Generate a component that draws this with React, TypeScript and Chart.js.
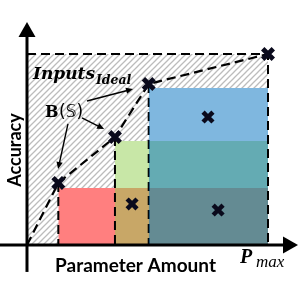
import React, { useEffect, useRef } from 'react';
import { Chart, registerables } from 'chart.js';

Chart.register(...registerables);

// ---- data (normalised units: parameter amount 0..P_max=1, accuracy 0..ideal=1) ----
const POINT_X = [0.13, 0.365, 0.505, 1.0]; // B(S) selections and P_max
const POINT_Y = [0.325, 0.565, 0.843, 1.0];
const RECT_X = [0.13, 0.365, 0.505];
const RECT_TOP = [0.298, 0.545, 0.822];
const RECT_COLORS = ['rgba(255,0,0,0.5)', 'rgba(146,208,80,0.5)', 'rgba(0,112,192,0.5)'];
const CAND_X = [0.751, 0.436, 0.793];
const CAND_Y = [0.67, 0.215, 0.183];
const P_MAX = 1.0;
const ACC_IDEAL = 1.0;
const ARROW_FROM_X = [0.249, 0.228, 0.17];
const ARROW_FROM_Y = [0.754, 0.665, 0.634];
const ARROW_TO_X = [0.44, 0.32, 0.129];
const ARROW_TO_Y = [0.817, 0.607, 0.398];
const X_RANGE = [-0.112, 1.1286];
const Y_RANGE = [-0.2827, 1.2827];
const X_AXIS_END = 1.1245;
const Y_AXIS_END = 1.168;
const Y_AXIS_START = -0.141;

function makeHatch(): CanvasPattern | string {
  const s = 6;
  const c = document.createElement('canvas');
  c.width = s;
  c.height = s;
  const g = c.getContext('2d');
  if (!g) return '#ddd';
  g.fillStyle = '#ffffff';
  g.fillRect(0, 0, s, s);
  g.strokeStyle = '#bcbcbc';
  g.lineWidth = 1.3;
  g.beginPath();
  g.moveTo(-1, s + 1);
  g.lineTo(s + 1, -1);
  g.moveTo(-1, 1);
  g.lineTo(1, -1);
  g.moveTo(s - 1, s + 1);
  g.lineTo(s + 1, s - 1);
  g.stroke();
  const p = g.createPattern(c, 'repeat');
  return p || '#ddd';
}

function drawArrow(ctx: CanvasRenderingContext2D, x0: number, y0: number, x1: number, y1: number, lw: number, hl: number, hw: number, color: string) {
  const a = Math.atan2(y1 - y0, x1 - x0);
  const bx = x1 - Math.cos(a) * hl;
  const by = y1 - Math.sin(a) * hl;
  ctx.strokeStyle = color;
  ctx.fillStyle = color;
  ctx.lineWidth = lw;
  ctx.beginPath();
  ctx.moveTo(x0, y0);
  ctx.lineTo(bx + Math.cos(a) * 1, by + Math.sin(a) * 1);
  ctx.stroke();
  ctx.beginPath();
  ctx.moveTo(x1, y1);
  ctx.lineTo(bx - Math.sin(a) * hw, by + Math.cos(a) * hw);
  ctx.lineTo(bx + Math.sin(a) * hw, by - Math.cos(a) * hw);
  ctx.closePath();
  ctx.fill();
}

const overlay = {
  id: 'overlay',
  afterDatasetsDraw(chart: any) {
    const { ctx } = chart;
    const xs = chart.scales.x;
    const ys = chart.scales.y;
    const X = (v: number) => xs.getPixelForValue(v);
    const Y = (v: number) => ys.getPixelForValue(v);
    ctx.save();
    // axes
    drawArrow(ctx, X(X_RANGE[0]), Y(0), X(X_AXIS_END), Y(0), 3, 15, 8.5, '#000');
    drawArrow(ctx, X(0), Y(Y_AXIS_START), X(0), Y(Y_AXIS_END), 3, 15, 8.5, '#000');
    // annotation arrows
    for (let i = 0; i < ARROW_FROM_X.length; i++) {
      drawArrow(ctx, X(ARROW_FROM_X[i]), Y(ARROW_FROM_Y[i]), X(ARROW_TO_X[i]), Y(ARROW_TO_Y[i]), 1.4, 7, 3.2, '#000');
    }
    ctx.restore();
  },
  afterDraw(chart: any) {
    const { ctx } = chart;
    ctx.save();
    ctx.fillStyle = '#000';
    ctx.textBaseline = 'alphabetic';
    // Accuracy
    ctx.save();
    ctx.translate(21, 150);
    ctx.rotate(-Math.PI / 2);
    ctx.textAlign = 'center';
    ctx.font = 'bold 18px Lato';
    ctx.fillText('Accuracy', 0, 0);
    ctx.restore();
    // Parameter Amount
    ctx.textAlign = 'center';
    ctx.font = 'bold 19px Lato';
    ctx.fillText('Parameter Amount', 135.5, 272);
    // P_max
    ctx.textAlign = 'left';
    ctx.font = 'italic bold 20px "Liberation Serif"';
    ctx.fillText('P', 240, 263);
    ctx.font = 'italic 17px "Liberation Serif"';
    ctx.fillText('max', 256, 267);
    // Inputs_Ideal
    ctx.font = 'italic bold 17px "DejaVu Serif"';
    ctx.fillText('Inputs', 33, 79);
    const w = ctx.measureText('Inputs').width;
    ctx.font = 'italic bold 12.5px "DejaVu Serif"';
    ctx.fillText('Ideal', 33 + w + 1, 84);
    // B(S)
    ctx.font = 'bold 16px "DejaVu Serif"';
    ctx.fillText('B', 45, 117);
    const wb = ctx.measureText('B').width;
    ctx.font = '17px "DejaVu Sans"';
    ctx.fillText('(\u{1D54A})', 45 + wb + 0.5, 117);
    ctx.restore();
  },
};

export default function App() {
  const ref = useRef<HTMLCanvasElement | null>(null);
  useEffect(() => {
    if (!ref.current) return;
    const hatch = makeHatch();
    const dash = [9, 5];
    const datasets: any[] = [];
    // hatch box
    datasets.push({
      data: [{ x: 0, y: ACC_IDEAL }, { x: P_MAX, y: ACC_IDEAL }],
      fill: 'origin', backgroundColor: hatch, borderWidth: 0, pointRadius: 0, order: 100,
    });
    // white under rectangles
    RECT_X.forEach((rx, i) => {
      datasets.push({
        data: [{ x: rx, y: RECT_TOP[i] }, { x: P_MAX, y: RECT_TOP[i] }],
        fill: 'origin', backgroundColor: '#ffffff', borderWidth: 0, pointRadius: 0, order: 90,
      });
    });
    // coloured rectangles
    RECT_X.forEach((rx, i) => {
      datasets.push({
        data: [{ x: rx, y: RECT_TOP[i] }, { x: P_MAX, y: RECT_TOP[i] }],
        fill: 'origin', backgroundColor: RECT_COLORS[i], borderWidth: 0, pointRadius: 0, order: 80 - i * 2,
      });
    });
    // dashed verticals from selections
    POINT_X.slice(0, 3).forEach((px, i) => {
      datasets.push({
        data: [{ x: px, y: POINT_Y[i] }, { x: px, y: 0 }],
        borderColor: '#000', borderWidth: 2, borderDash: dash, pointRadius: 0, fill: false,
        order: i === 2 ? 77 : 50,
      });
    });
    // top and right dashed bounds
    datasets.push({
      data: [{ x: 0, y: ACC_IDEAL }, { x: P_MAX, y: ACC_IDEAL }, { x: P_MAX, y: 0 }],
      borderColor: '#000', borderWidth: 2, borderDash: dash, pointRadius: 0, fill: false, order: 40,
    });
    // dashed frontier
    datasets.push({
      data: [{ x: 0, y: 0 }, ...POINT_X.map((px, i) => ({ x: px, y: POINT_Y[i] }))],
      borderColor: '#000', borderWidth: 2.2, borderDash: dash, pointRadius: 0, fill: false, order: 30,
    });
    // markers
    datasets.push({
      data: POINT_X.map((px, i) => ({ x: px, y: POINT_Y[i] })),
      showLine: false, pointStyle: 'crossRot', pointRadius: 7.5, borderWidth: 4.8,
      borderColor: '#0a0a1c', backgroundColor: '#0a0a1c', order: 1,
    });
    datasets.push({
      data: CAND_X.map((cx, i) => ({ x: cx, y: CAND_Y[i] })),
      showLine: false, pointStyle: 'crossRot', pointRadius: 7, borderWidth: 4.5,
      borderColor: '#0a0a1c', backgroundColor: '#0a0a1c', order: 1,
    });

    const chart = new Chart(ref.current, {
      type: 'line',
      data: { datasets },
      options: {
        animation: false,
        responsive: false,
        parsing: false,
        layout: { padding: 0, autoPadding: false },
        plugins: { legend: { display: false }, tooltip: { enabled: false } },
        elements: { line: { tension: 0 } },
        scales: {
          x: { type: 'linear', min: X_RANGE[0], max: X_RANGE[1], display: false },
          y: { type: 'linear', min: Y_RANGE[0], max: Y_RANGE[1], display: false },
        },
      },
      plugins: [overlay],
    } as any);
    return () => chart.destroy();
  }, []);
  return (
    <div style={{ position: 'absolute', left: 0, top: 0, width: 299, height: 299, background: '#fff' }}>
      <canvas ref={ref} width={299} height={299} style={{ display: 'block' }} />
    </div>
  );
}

# [Written instruction]
Set down again, exactly, the lines of the material above from its first line to the one with "Chart.register(...registerables);", inclusive. Leave the pictures out.

# [Final result]
Generate a component that draws this with React, TypeScript and Chart.js.
import React, { useEffect, useRef } from 'react';
import { Chart, registerables } from 'chart.js';

Chart.register(...registerables);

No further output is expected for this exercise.